However, the entries in the said
Schedule VII must be interpreted liberally so as to capture the essence of the
subjects enumerated in the said Schedule. The items enlisted in the Schedule
VII of the Act, are broad-based and are intended to cover a wide range of
activities.
Activities not
qualify under CSR provisions
(i)
The CSR projects or programs or Activities exclusively for benefit of
employees and their families shall not be considered as
CSR activities in accordance with section 135 of the Act.
(ii) Activities undertaken in pursuance of normal
course of business of the company shall not be considered
(iii) Only CSR activities within India will be
taken into consideration
(iv) Contribution of any amount directly or
indirectly to any political parties shall not be considered as CSR activity spend
(v) Expenses incurred by the company for
fulfillment of any Act/statute of regulations (such as Labor Laws, Land
Acquisition Act, etc.) would not count as CSR expenditure
under the Companies Act.
(vi) One-off events such as marathons/ awards/
charitable contribution/ advertisement/sponsorships of TV programmes etc. would not be qualified as
part of CSR expenditure.
Transfer
of unspent CSR amount [Section 135(6)]
The Amendment Act
introduces a new concept wherein if any unspent amount from the total allocated
amount for CSR remains, pursuant to any ongoing CSR project in accordance with
its CSR policy, the company is then required to transfer such unspent amount to
a special account within a period of thirty days from the end of the financial
year.
Such
special account is required to be opened in the name of Unspent Corporate
Social Responsibility Account (“CSR Account“) in any of the scheduled banks.
The amount that has been carry forwarded to the CSR Account must be spent in
consonance with the CSR policy within the stipulated time period of three financial
years from the date of such transfer.

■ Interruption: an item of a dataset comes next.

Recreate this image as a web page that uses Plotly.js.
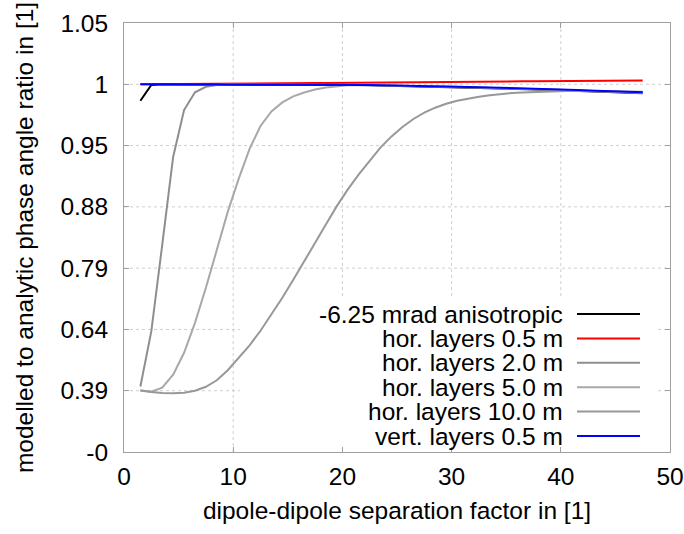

On failure to do the same, the company should transfer this unspent
amount to a fund specified under Schedule VII of the Act.
However,
if the unspent amount does not relate to an ongoing CSR project, such unspent
amount should be directly transferred to the fund mentioned in Schedule VII of
the Act, within six months from the end of the relevant financial year.
Penalty
for Non-compliance of the Provisions [Section 135(7)]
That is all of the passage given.